Hilarious how people here have tolerated all garbage and bugs from pre-Musk Twitter takeover for years and now they all complain about them now.

It is selective memory based on the current villain of the year to hate. Twitter has always been an outrage capital with a strong network effect. It is just that for the 220M+ daily active users, it is better than the sea of worse alternatives out there.

Many HNers here won’t admit it, but the reality is that network effects are real hence the difficulty in creating a viable alternative, No anecdote, short term hype or subjective responses such as ‘for me it is’ refutes that.


I honestly think people were resigned to the previous poor level of the app/website, and of course you are right, they now can use it and any regressions that have been actually introduced as a stick to beat an ideological opponent with.

Even a cursory search of HN brings up absurd bugs[1]:

> Slightly related but very interesting: the 2010 Twitter bug where simply tweeting "Accept [username]" would automatically force them to follow you.

From what Musk has told us since he took over, and others it sounds like an unholy mess behind the scenes. From [2]:

> In Tuesday's hearing, which ran for more than two hours, Zatko painted a portrait of a company plagued by widespread security issues and unable to control the data it collects. Calm and measured, he stuck closely to his expertise, unpacking technical details of Twitter's systems with real-world examples of how information held by the company could be misused.

> "It's not far-fetched to say that an employee inside the company could take over the accounts of all of the senators in this room," he warned.

From [3], a Twitter engineer on the work ethic:

> “If you’re not feeling it, you can take a few days off,” he was recorded saying. “People have taken months off.”

> “I basically went to work like four hours a week last quarter,” he added. “And it’s just how it works in our company.”

Which tells me a lot. And should we forget about this doozy from Dorsey's days in charge?[4]

> Oh, and while he was in charge, there was no backup of Twitter’s database.

I could go on for a long time but it's clear that people are being selective with their memories.

[1] https://news.ycombinator.com/item?id=16942844

[2] https://www.npr.org/2022/09/13/1122671582/twitter-whistleblo...

[3] https://nypost.com/2022/05/17/twitter-engineer-says-commie-s...

[4] https://fortune.com/2015/09/30/jack-dorsey-twitter-ceo-fired...


It had a lot of performance and loading bugs, but it never showed me private tweets.


Is your contention that now you've been shown a more serious bug than you'd experienced previously that it's an indication that there were not similar or worse bugs in existence before the takeover?

Even if I myself hadn't experienced more serious bugs than those prior to the takeover, it'd still seem a stretch.


I mean, yeah, bugs that get you in legal trouble are the worst kind.
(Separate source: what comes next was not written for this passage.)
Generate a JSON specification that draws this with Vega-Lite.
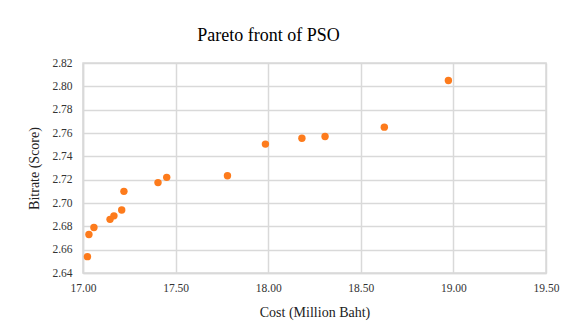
{
  "$schema": "https://vega.github.io/schema/vega-lite/v6.json",
  "width": 463,
  "height": 210,
  "autosize": {"type": "none"},
  "padding": {"left": 83, "top": 63, "right": 41, "bottom": 63},
  "background": "white",
  "title": {
    "text": "Pareto front of PSO",
    "font": "Liberation Serif",
    "fontSize": 18,
    "fontWeight": "normal",
    "color": "#000000",
    "anchor": "middle",
    "dx": -46,
    "offset": 12
  },
  "data": {
    "values": [
      {"cost": 17.024, "bitrate": 2.654},
      {"cost": 17.032, "bitrate": 2.673},
      {"cost": 17.059, "bitrate": 2.679},
      {"cost": 17.146, "bitrate": 2.686},
      {"cost": 17.167, "bitrate": 2.689},
      {"cost": 17.209, "bitrate": 2.694},
      {"cost": 17.221, "bitrate": 2.710},
      {"cost": 17.405, "bitrate": 2.7175},
      {"cost": 17.452, "bitrate": 2.722},
      {"cost": 17.78, "bitrate": 2.7234},
      {"cost": 17.985, "bitrate": 2.7505},
      {"cost": 18.182, "bitrate": 2.7555},
      {"cost": 18.307, "bitrate": 2.757},
      {"cost": 18.627, "bitrate": 2.765},
      {"cost": 18.973, "bitrate": 2.805}
    ]
  },
  "mark": {"type": "circle", "size": 55, "opacity": 1, "color": "#fd7b1c"},
  "encoding": {
    "x": {
      "field": "cost",
      "type": "quantitative",
      "scale": {"domain": [17, 19.5], "nice": false, "zero": false},
      "axis": {
        "title": "Cost (Million Baht)",
        "values": [17, 17.5, 18, 18.5, 19, 19.5],
        "format": ".2f",
        "labelFlush": false,
        "labelPadding": 9,
        "titlePadding": 12
      }
    },
    "y": {
      "field": "bitrate",
      "type": "quantitative",
      "scale": {"domain": [2.64, 2.82], "nice": false, "zero": false},
      "axis": {
        "title": "Bitrate (Score)",
        "values": [2.64, 2.66, 2.68, 2.70, 2.72, 2.74, 2.76, 2.78, 2.80, 2.82],
        "format": ".2f",
        "labelFlush": false,
        "labelPadding": 11,
        "titlePadding": 10
      }
    }
  },
  "config": {
    "view": {"stroke": "#d9d9d9", "strokeWidth": 1.5},
    "axis": {
      "grid": true,
      "gridColor": "#d9d9d9",
      "gridWidth": 1.5,
      "domain": true,
      "domainColor": "#d9d9d9",
      "domainWidth": 1.5,
      "ticks": false,
      "labelFont": "Liberation Serif",
      "labelFontSize": 11.5,
      "labelColor": "#333333",
      "titleFont": "Liberation Serif",
      "titleFontSize": 14,
      "titleFontWeight": "normal",
      "titleColor": "#222222"
    }
  }
}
Their traditional largest issue is their terrible ad targeting but that's not gotten better.


Private tweets aren't private, they're limited audience. If you're saying something defamatory behind "private" tweets then, I hate to break it to you, it's still defamation. You might get some mitigation from limiting the audience but that's it.


Hm? I'm talking about private info leaks. GDPR fines are quite severe, you know.
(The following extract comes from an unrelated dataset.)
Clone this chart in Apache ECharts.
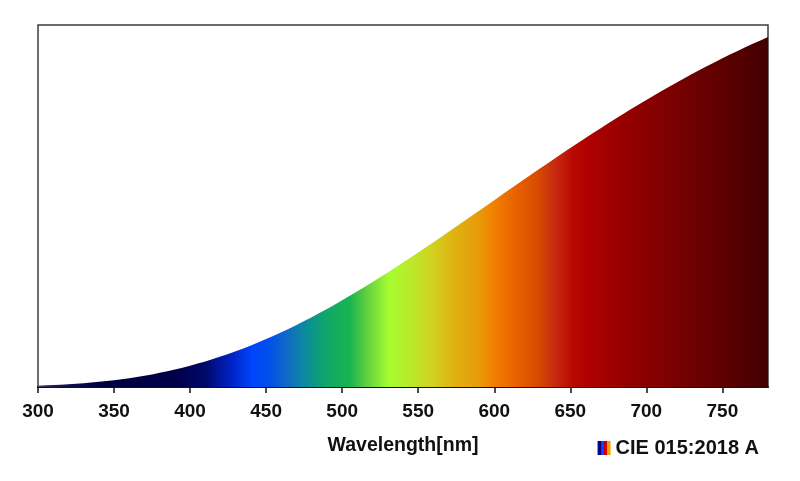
<!DOCTYPE html>
<html>
<head>
<meta charset="utf-8">
<script src="https://cdn.jsdelivr.net/npm/echarts@6/dist/echarts.min.js"></script>
<style>
html,body{margin:0;padding:0;background:#fff;}
#c{width:800px;height:481px;}
</style>
</head>
<body>
<div id="c"></div>
<script>
// Wavelengths (nm)
const wavelengths = [300,305,310,315,320,325,330,335,340,345,350,355,360,365,370,375,380,385,390,395,400,405,410,415,420,425,430,435,440,445,450,455,460,465,470,475,480,485,490,495,500,505,510,515,520,525,530,535,540,545,550,555,560,565,570,575,580,585,590,595,600,605,610,615,620,625,630,635,640,645,650,655,660,665,670,675,680,685,690,695,700,705,710,715,720,725,730,735,740,745,750,755,760,765,770,775,780];
// Relative spectral power (CIE illuminant A)
const spd = [0.930,1.128,1.358,1.622,1.925,2.270,2.659,3.096,3.582,4.122,4.716,5.368,6.080,6.854,7.692,8.596,9.795,10.900,12.085,13.354,14.708,16.148,17.675,19.291,20.995,22.788,24.671,26.643,28.703,30.851,33.086,35.407,37.812,40.300,42.869,45.517,48.242,51.042,53.913,56.854,59.861,62.932,66.064,69.253,72.496,75.790,79.133,82.519,85.947,89.412,92.912,96.442,100.000,103.582,107.184,110.803,114.436,118.080,121.731,125.386,129.043,132.697,136.346,139.988,143.618,147.235,150.836,154.418,157.979,161.516,165.028,168.510,171.963,175.383,178.769,182.118,185.429,188.701,191.931,195.118,198.261,201.359,204.409,207.411,210.365,213.268,216.120,218.920,221.667,224.361,227.000,229.585,232.115,234.589,237.008,239.370,241.675];
// Tick labels
const tickValues = [300,350,400,450,500,550,600,650,700,750];
const seriesName = 'CIE 015:2018 A';
const axisName = 'Wavelength[nm]';

// Spectral fill colours by wavelength
const colorNm = [300,315,340,390,410,428,441,452,463,476,490,505,516,531,546,560,575,590,600,614,628,640,652,665,690,720,750,780];
const colorHex = ['#3a3a6a','#141450','#000040','#000048','#00086a','#0024c8','#0046ff','#0050e8','#1068c8','#0a8c9c','#10a868','#18b450','#60d040','#a6fc30','#bce828','#d2d020','#e0b010','#e89a08','#f27f00','#e86200','#d84c00','#c82a10','#b80800','#ac0000','#920000','#780000','#5e0000','#420000'];

const chart = echarts.init(document.getElementById('c'), null, {renderer:'canvas'});
const xMin = 300, xMax = 780;
const stops = colorNm.map((nm,i)=>({offset:(nm-xMin)/(xMax-xMin), color:colorHex[i]}));
const fill = new echarts.graphic.LinearGradient(0,0,1,0,stops);
const legendIcon = new echarts.graphic.LinearGradient(0,0,1,0,[
  {offset:0,color:'#000080'},{offset:0.25,color:'#000080'},
  {offset:0.25,color:'#1040ff'},{offset:0.5,color:'#1040ff'},
  {offset:0.5,color:'#d00000'},{offset:0.75,color:'#d00000'},
  {offset:0.75,color:'#f0a000'},{offset:1,color:'#f0a000'}
]);
const font = "'Liberation Sans', Arial, sans-serif";

chart.setOption({
  animation:false,
  backgroundColor:'#fff',
  grid:{left:38,right:32,top:25,bottom:94,show:true,borderColor:'#3c3c3c',borderWidth:1.5,backgroundColor:'transparent'},
  legend:{
    show:true, right:36, top:433, icon:'rect', itemWidth:13, itemHeight:14, itemGap:6,
    data:[{name:seriesName, itemStyle:{color:legendIcon}}],
    textStyle:{fontFamily:font,fontWeight:'bold',fontSize:20,color:'#111'}
  },
  xAxis:{
    type:'value', min:xMin, max:xMax, interval:50,
    name:axisName, nameLocation:'middle', nameGap:49,
    nameTextStyle:{fontFamily:font,fontWeight:'bold',fontSize:19.5,color:'#111',verticalAlign:'top'},
    axisLine:{show:true,onZero:false,lineStyle:{color:'#111',width:2}},
    axisTick:{show:true,length:6,customValues:tickValues,lineStyle:{color:'#111',width:1.5}},
    axisLabel:{customValues:tickValues,margin:15,fontFamily:font,fontWeight:'bold',fontSize:19,color:'#111'},
    splitLine:{show:false}
  },
  yAxis:{
    type:'value', min:0, max:250,
    axisLine:{show:false}, axisTick:{show:false}, axisLabel:{show:false}, splitLine:{show:false}
  },
  series:[{
    name:seriesName, type:'line', showSymbol:false, symbol:'none',
    data:wavelengths.map((w,i)=>[w,spd[i]]),
    lineStyle:{width:0},
    itemStyle:{color:legendIcon},
    areaStyle:{color:fill, opacity:1}
  }]
});
</script>
</body>
</html>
Like this one[1] from 2018?

> Twitter has told an undisclosed number of users their private messages may have been leaked to third-parties for more than a year.

> The software “bug”, which has since been fixed, involved direct messages between users and businesses that offer customer services via Twitter.

> "The issue has persisted since May 2017," Twitter said.

[1] https://www.bbc.com/news/technology-45609633


Strange lack of detail there. What was the actual point of exposure? I wonder if that was a latent security issue that wasn't actually exploited.

They did have problems like state actors getting spies hired and leaking data directly of course.


I would hazard that they weren’t in a position to know or be sure, given the whistleblower’s revelations, but also that they wouldn’t be publicising random bugs from their bug tracker without reason.